_Exercise description_
Every line of the material that follows must be printed again exactly.

_Stored data_
►

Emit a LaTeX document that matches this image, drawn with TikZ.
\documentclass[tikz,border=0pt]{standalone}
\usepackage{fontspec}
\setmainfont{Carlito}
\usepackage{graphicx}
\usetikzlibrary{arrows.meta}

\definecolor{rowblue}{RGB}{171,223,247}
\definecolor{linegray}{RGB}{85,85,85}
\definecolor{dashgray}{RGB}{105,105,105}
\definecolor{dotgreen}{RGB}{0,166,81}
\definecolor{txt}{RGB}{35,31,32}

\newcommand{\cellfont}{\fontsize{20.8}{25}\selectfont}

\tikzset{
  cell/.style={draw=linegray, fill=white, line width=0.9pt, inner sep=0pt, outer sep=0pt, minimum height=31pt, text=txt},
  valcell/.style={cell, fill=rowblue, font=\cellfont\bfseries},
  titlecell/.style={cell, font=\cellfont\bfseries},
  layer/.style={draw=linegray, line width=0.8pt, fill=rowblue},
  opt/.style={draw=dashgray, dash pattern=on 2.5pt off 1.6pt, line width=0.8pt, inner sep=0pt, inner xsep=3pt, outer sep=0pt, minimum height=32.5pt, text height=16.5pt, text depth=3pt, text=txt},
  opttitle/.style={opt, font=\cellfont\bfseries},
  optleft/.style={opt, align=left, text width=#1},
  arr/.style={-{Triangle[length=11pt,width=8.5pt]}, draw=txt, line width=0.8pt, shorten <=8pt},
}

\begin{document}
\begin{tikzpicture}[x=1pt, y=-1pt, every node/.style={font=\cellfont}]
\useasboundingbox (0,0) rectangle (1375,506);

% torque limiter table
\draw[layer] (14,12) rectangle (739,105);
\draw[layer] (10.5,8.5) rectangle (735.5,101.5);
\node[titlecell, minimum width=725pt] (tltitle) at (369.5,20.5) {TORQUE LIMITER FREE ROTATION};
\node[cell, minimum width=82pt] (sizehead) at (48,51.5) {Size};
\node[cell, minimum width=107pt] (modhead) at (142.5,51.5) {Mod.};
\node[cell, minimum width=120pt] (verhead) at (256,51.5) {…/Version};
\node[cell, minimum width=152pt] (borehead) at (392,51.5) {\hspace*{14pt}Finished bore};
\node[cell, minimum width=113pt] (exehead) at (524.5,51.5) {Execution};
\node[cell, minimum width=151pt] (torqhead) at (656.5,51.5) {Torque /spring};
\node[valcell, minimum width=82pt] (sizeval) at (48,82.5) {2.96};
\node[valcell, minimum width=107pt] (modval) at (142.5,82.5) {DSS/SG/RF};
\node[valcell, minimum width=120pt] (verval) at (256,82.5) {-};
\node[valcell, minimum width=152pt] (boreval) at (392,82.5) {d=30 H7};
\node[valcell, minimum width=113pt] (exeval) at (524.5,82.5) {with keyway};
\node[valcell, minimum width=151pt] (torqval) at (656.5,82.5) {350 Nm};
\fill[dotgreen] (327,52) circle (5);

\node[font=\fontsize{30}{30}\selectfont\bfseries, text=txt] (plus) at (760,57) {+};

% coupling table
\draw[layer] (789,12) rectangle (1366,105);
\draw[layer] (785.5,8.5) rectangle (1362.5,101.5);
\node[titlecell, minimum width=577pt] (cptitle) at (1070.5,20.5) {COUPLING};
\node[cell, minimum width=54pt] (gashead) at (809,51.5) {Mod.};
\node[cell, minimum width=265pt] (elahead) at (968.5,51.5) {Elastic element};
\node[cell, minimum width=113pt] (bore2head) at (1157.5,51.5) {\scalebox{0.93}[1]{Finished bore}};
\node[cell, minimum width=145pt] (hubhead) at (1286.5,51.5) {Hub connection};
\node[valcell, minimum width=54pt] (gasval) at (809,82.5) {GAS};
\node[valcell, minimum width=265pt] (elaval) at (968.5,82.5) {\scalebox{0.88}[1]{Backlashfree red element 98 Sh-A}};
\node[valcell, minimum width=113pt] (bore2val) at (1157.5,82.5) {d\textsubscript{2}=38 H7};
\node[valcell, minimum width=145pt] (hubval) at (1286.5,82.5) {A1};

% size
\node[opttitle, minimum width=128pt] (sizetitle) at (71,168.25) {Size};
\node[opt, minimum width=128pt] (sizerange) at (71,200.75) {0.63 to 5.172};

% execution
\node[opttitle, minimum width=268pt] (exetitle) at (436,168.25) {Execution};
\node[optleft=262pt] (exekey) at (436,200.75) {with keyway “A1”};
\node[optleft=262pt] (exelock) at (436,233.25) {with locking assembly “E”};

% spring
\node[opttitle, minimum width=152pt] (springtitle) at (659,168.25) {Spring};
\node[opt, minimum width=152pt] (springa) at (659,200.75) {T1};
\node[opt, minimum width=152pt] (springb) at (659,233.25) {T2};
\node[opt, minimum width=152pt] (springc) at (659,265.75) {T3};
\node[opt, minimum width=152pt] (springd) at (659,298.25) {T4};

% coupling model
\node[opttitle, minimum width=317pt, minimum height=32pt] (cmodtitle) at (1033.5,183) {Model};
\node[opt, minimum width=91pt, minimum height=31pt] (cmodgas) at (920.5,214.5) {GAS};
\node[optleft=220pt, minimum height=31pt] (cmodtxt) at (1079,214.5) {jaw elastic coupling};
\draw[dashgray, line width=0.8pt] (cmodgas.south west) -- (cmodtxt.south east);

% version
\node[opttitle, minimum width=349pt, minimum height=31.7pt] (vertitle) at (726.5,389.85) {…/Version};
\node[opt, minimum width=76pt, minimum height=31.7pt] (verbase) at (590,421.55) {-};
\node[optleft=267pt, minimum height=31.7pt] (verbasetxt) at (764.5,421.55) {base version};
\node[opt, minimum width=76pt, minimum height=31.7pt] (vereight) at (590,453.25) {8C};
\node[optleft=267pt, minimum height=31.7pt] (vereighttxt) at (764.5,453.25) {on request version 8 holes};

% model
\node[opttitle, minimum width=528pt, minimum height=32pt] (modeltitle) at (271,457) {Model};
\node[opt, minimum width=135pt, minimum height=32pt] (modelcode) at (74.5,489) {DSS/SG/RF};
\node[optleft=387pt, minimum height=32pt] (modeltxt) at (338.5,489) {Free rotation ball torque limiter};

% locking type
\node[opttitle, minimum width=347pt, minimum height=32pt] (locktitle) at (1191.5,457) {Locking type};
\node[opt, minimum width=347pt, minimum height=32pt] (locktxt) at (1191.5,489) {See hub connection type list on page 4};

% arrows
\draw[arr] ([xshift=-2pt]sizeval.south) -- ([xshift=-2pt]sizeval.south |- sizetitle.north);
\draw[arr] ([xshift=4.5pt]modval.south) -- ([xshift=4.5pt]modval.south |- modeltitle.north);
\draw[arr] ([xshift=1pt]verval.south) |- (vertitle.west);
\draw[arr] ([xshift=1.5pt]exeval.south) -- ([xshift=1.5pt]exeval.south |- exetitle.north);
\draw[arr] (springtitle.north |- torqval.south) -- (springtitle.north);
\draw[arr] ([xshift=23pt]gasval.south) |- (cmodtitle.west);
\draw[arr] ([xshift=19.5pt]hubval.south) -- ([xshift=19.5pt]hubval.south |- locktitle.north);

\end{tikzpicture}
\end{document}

◄

_Output for this exercise_
Emit a LaTeX document that matches this image, drawn with TikZ.
\documentclass[tikz,border=0pt]{standalone}
\usepackage{fontspec}
\setmainfont{Carlito}
\usepackage{graphicx}
\usetikzlibrary{arrows.meta}

\definecolor{rowblue}{RGB}{171,223,247}
\definecolor{linegray}{RGB}{85,85,85}
\definecolor{dashgray}{RGB}{105,105,105}
\definecolor{dotgreen}{RGB}{0,166,81}
\definecolor{txt}{RGB}{35,31,32}

\newcommand{\cellfont}{\fontsize{20.8}{25}\selectfont}

\tikzset{
  cell/.style={draw=linegray, fill=white, line width=0.9pt, inner sep=0pt, outer sep=0pt, minimum height=31pt, text=txt},
  valcell/.style={cell, fill=rowblue, font=\cellfont\bfseries},
  titlecell/.style={cell, font=\cellfont\bfseries},
  layer/.style={draw=linegray, line width=0.8pt, fill=rowblue},
  opt/.style={draw=dashgray, dash pattern=on 2.5pt off 1.6pt, line width=0.8pt, inner sep=0pt, inner xsep=3pt, outer sep=0pt, minimum height=32.5pt, text height=16.5pt, text depth=3pt, text=txt},
  opttitle/.style={opt, font=\cellfont\bfseries},
  optleft/.style={opt, align=left, text width=#1},
  arr/.style={-{Triangle[length=11pt,width=8.5pt]}, draw=txt, line width=0.8pt, shorten <=8pt},
}

\begin{document}
\begin{tikzpicture}[x=1pt, y=-1pt, every node/.style={font=\cellfont}]
\useasboundingbox (0,0) rectangle (1375,506);

% torque limiter table
\draw[layer] (14,12) rectangle (739,105);
\draw[layer] (10.5,8.5) rectangle (735.5,101.5);
\node[titlecell, minimum width=725pt] (tltitle) at (369.5,20.5) {TORQUE LIMITER FREE ROTATION};
\node[cell, minimum width=82pt] (sizehead) at (48,51.5) {Size};
\node[cell, minimum width=107pt] (modhead) at (142.5,51.5) {Mod.};
\node[cell, minimum width=120pt] (verhead) at (256,51.5) {…/Version};
\node[cell, minimum width=152pt] (borehead) at (392,51.5) {\hspace*{14pt}Finished bore};
\node[cell, minimum width=113pt] (exehead) at (524.5,51.5) {Execution};
\node[cell, minimum width=151pt] (torqhead) at (656.5,51.5) {Torque /spring};
\node[valcell, minimum width=82pt] (sizeval) at (48,82.5) {2.96};
\node[valcell, minimum width=107pt] (modval) at (142.5,82.5) {DSS/SG/RF};
\node[valcell, minimum width=120pt] (verval) at (256,82.5) {-};
\node[valcell, minimum width=152pt] (boreval) at (392,82.5) {d=30 H7};
\node[valcell, minimum width=113pt] (exeval) at (524.5,82.5) {with keyway};
\node[valcell, minimum width=151pt] (torqval) at (656.5,82.5) {350 Nm};
\fill[dotgreen] (327,52) circle (5);

\node[font=\fontsize{30}{30}\selectfont\bfseries, text=txt] (plus) at (760,57) {+};

% coupling table
\draw[layer] (789,12) rectangle (1366,105);
\draw[layer] (785.5,8.5) rectangle (1362.5,101.5);
\node[titlecell, minimum width=577pt] (cptitle) at (1070.5,20.5) {COUPLING};
\node[cell, minimum width=54pt] (gashead) at (809,51.5) {Mod.};
\node[cell, minimum width=265pt] (elahead) at (968.5,51.5) {Elastic element};
\node[cell, minimum width=113pt] (bore2head) at (1157.5,51.5) {\scalebox{0.93}[1]{Finished bore}};
\node[cell, minimum width=145pt] (hubhead) at (1286.5,51.5) {Hub connection};
\node[valcell, minimum width=54pt] (gasval) at (809,82.5) {GAS};
\node[valcell, minimum width=265pt] (elaval) at (968.5,82.5) {\scalebox{0.88}[1]{Backlashfree red element 98 Sh-A}};
\node[valcell, minimum width=113pt] (bore2val) at (1157.5,82.5) {d\textsubscript{2}=38 H7};
\node[valcell, minimum width=145pt] (hubval) at (1286.5,82.5) {A1};

% size
\node[opttitle, minimum width=128pt] (sizetitle) at (71,168.25) {Size};
\node[opt, minimum width=128pt] (sizerange) at (71,200.75) {0.63 to 5.172};

% execution
\node[opttitle, minimum width=268pt] (exetitle) at (436,168.25) {Execution};
\node[optleft=262pt] (exekey) at (436,200.75) {with keyway “A1”};
\node[optleft=262pt] (exelock) at (436,233.25) {with locking assembly “E”};

% spring
\node[opttitle, minimum width=152pt] (springtitle) at (659,168.25) {Spring};
\node[opt, minimum width=152pt] (springa) at (659,200.75) {T1};
\node[opt, minimum width=152pt] (springb) at (659,233.25) {T2};
\node[opt, minimum width=152pt] (springc) at (659,265.75) {T3};
\node[opt, minimum width=152pt] (springd) at (659,298.25) {T4};

% coupling model
\node[opttitle, minimum width=317pt, minimum height=32pt] (cmodtitle) at (1033.5,183) {Model};
\node[opt, minimum width=91pt, minimum height=31pt] (cmodgas) at (920.5,214.5) {GAS};
\node[optleft=220pt, minimum height=31pt] (cmodtxt) at (1079,214.5) {jaw elastic coupling};
\draw[dashgray, line width=0.8pt] (cmodgas.south west) -- (cmodtxt.south east);

% version
\node[opttitle, minimum width=349pt, minimum height=31.7pt] (vertitle) at (726.5,389.85) {…/Version};
\node[opt, minimum width=76pt, minimum height=31.7pt] (verbase) at (590,421.55) {-};
\node[optleft=267pt, minimum height=31.7pt] (verbasetxt) at (764.5,421.55) {base version};
\node[opt, minimum width=76pt, minimum height=31.7pt] (vereight) at (590,453.25) {8C};
\node[optleft=267pt, minimum height=31.7pt] (vereighttxt) at (764.5,453.25) {on request version 8 holes};

% model
\node[opttitle, minimum width=528pt, minimum height=32pt] (modeltitle) at (271,457) {Model};
\node[opt, minimum width=135pt, minimum height=32pt] (modelcode) at (74.5,489) {DSS/SG/RF};
\node[optleft=387pt, minimum height=32pt] (modeltxt) at (338.5,489) {Free rotation ball torque limiter};

% locking type
\node[opttitle, minimum width=347pt, minimum height=32pt] (locktitle) at (1191.5,457) {Locking type};
\node[opt, minimum width=347pt, minimum height=32pt] (locktxt) at (1191.5,489) {See hub connection type list on page 4};

% arrows
\draw[arr] ([xshift=-2pt]sizeval.south) -- ([xshift=-2pt]sizeval.south |- sizetitle.north);
\draw[arr] ([xshift=4.5pt]modval.south) -- ([xshift=4.5pt]modval.south |- modeltitle.north);
\draw[arr] ([xshift=1pt]verval.south) |- (vertitle.west);
\draw[arr] ([xshift=1.5pt]exeval.south) -- ([xshift=1.5pt]exeval.south |- exetitle.north);
\draw[arr] (springtitle.north |- torqval.south) -- (springtitle.north);
\draw[arr] ([xshift=23pt]gasval.south) |- (cmodtitle.west);
\draw[arr] ([xshift=19.5pt]hubval.south) -- ([xshift=19.5pt]hubval.south |- locktitle.north);

\end{tikzpicture}
\end{document}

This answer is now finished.